The western music scale has only 7 letters to it. So how do things not become monotonous and why do we have so many unique melodies out there? I think I'm struggling to understand the difference between pitch and tone.
Also, with all of the different modes and scales that have been created, what room is there to create your own scale? Or has everything already been discovered?
Thanks in advance for any replies. I'm the type of person that wants to know everything about everything and so these questions have been bothering me quite a bit.
Very good questions! It's important to understand these concepts as far as we possibly can.
Firstly, as well as the 7 letters, A-G, there are obviously sharps and flats to consider, meaning there are 12 notes in total. These 12 notes make up what's known as the chromatic scale.
While you're correct in that there are most commonly 7 notes in a given western scale (known as a heptatonic scale), we must also consider how movements of harmony across the 12 note chromatic scale introduce more musical combinations than just those from the 7 notes of a given key.

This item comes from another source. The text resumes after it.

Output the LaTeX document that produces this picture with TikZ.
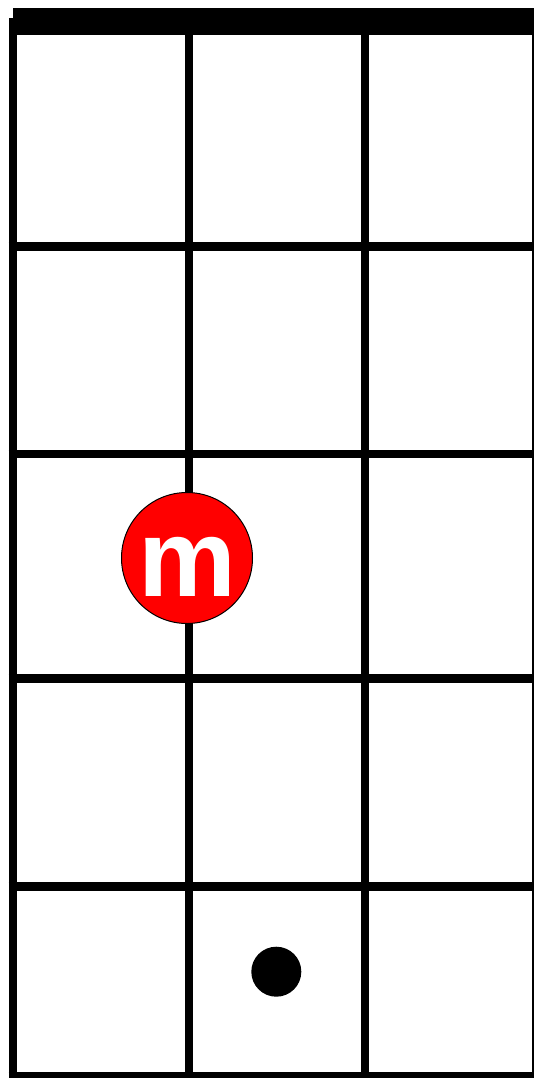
\documentclass[tikz,border=0pt]{standalone}
\usepackage{fontspec}
\setmainfont{Liberation Sans}
\usetikzlibrary{positioning}

\begin{document}
\begin{tikzpicture}[
    x=1pt, y=-1pt,
    strg/.style={line width=8pt},
    fret/.style={line width=8.5pt},
    finger/.style={
        circle, draw=black, line width=1pt,
        fill=red, text=white,
        minimum size=131pt, inner sep=0pt,
        text height=77pt, text depth=0pt,
        font=\fontsize{110}{110}\selectfont\bfseries
    },
    dotmark/.style={circle, fill=black, minimum size=50pt, inner sep=0pt},
]
\useasboundingbox (0,0) rectangle (534,1078);
\clip (0,0) rectangle (534,1078);

% nut
\fill (13,8.3) rectangle (540,35);

% strings
\draw[strg] (12.7,18) -- (12.7,1080);
\foreach \x in {189,365,536}
    \draw[strg] (\x,30) -- (\x,1080);

% frets
\foreach \y in {246.5,454,678.5,886.5,1076}
    \draw[fret] (8.7,\y) -- (540,\y);

% finger and dot
\node[finger] (fing) at (187,558) {m};
\node[dotmark] (dot) at (276.3,971.7) {};

\end{tikzpicture}
\end{document}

The reason there is such a diverse range of harmony is because of the many different combinations and orderings of these notes, both in chords and scales. For example, taking just one component - major chords - there are many different inversions and combinations of tones we can use in major chords.
Creating your own scale?
Funnily enough, there have been scales named after musicians, but what you'll often find is that they are just existing scales/modes with notes added or removed to highlight specific harmonic qualities or movements. Even very slight modifications of a "staple scale" (e.g. the major scale) can create a completely different feel and context. You'll see this as you learn more and more scales.
You can certainly try to create your own scale, but you should ask yourself the following questions when you think you've discovered one...

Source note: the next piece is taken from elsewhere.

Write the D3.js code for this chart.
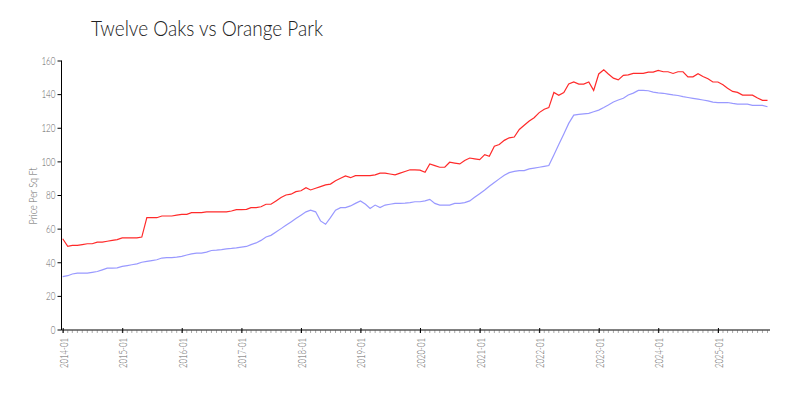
<!DOCTYPE html>
<html><head><meta charset="utf-8">
<script src="https://cdn.jsdelivr.net/npm/d3@7"></script>
<style>
body{margin:0;background:#fff;}
svg{display:block;font-family:Lato, "Open Sans", sans-serif;}
</style></head>
<body><svg id="c" width="800" height="400"></svg>
<script>
const title = "Twelve Oaks vs Orange Park";
const yLabel = "Price Per Sq Ft";
const startMonth = "2014-01";
const monthCount = 143;
const redSeries = [
54,49.5,50,50,50.5,51,51,52,52,52.5,53,53.5,
54.5,54.5,54.5,54.5,55,66.5,66.5,66.5,67.5,67.5,67.5,68,
68.5,68.5,69.5,69.5,69.5,70,70,70,70,70,70.5,71.3,
71.3,71.5,72.5,72.5,73,74.5,74.5,76.5,78.5,80,80.5,82,
82.5,84.3,83,84,85,86,86.5,88.5,90,91.3,90.3,91.5,
91.5,91.5,91.5,92,93,93,92.5,92,93,94,95,95,
94.8,93.5,98.5,97.5,96.5,96.5,99.5,99,98.5,100.5,102,101.5,
101,104,103,109,110,112.5,114,114.5,119,121.5,124,126,
129,131,132,141,139.3,141,146,147.2,146,146,147.2,142.2,
152,154.5,152,149.5,148.5,151.2,151.5,152.3,152.3,152.3,153.1,153.1,
154.1,153.3,153.3,152.3,153.3,153.3,150.3,150.3,152.1,150.5,149.1,147.2,
147.2,145.6,143.5,141.6,141,139.4,139.4,139.4,137.7,136.3,136.3];
const blueSeries = [
31.5,32,33,33.5,33.5,33.5,34,34.5,35.5,36.5,36.5,36.7,
37.5,38,38.5,39,40,40.5,41,41.5,42.5,42.7,42.7,43,
43.5,44.3,45,45.4,45.4,46,47,47.2,47.5,48,48.2,48.5,
49,49.4,50.5,51.5,53,55,56,58,60,62,64,66,
68,70,71,70,64.6,62.6,66.5,71,72.5,72.5,73.5,75,
76.5,74.5,72,74,72.5,74,74.5,75,75,75.2,75.5,76,
76,76.5,77.4,75,74,74,74,75,75,75.5,76.5,78.6,
80.8,83,85.2,87.4,89.6,91.8,93.3,94,94.5,94.5,95.5,96,
96.5,97,97.5,103.8,110,116.3,122.6,127.5,128,128.3,128.6,129.5,
130.5,132,133.5,135.3,136.5,137.5,139.5,140.6,142.2,142.2,142,141.2,
140.8,140.5,140,139.5,139.2,138.5,138,137.5,137,136.5,136,135.2,
135,135,135,134.5,134.1,134.1,134,133.3,133.3,133.3,132.5];
const yTicks = [0,20,40,60,80,100,120,140,160];

const parse = d3.timeParse("%Y-%m");
const t0 = parse(startMonth);
const months = d3.range(monthCount).map(i => d3.timeMonth.offset(t0, i));

const svg = d3.select("#c");
const x = d3.scaleTime().domain([months[0], months[months.length-1]]).range([62.7, 767.5]);
const y = d3.scaleLinear().domain([0,160]).range([329.5, 60.5]);

// title
svg.append("text").attr("x", 91).attr("y", 36).attr("font-size", 21).attr("font-weight", 300)
  .attr("fill", "#222").attr("textLength", 232).attr("lengthAdjust", "spacingAndGlyphs").text(title);

// y axis
const yAxis = svg.append("g").attr("transform", "translate(61.5,0)")
  .call(d3.axisLeft(y).tickValues(yTicks).tickSize(4).tickPadding(2));
yAxis.select(".domain").attr("stroke", "#000").attr("d", `M0,${y(160)}V330`);
yAxis.selectAll(".tick line").attr("stroke", "#000");
yAxis.selectAll(".tick text").attr("fill", "#666").attr("font-size", 12).attr("font-weight", 300)
  .attr("font-family", "Lato, sans-serif")
  .attr("textLength", d => String(d).length * 4.7).attr("lengthAdjust", "spacingAndGlyphs");

svg.append("text").attr("transform", "translate(37,196) rotate(-90)").attr("text-anchor", "middle")
  .attr("font-size", 11).attr("font-weight", 300).attr("fill", "#666")
  .attr("textLength", 57).attr("lengthAdjust", "spacingAndGlyphs").text(yLabel);

// x axis minor ticks
const xg = svg.append("g").attr("transform", "translate(0,330)");
xg.selectAll("line.minor").data(d3.timeMonth.range(months[0], d3.timeMonth.offset(months[months.length-1], 1)))
  .join("line").attr("class", "minor")
  .attr("x1", d => x(d)).attr("x2", d => x(d)).attr("y1", 0.5).attr("y2", 3)
  .attr("stroke", "#aaa").attr("stroke-width", 1);
xg.append("line").attr("x1", 61.5).attr("x2", 770).attr("y1", 0).attr("y2", 0).attr("stroke", "#000");
const xAxis = xg.append("g")
  .call(d3.axisBottom(x).ticks(d3.timeYear.every(1)).tickFormat(d3.timeFormat("%Y-%m")).tickSize(3).tickPadding(5));
xAxis.select(".domain").remove();
xAxis.selectAll(".tick line").attr("y1", -2).attr("stroke", "#000");
xAxis.selectAll(".tick text").attr("fill", "#666").attr("font-size", 12.5).attr("font-weight", 300)
  .attr("font-family", "Lato, sans-serif")
  .attr("text-anchor", "end").attr("dy", "0.35em")
  .attr("textLength", 30).attr("lengthAdjust", "spacingAndGlyphs")
  .attr("transform", "translate(0,3) rotate(-90)").attr("x", -5).attr("y", 0);

// lines
const line = d3.line().x((d, i) => x(months[i])).y(d => y(d));
svg.append("path").datum(blueSeries).attr("fill", "none").attr("stroke", "#9999ff").attr("stroke-width", 1.2).attr("d", line);
svg.append("path").datum(redSeries).attr("fill", "none").attr("stroke", "#ff2a2a").attr("stroke-width", 1.2).attr("d", line);
</script></body></html>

1) Is the scale musically appliable? E.g. does it have unique harmonic qualities that highlight a particular chord or movement?
2) Even if it does fulfill the criteria above, is it really a unique scale in its own right or is it simply a sequence of tones without an identifiable tonal center?
I'm pretty confident there is no scale left undiscovered that fulfills those criteria. My advice would be to spend time exploring the already vast and rich tapestry music has to offer, and of which music theorists have spent centuries expanding our understanding.
It's worth noting that the musical tradition people call western music is obviously not the extent of music theory, but as guitar (at least the most commonly used variety, as taught on this site) employs the chromatic scale in its layout, that limits it by default to the sub-systems of that parent scale.
Even so, it's still a huge and fascinating subject, as you can appreciate.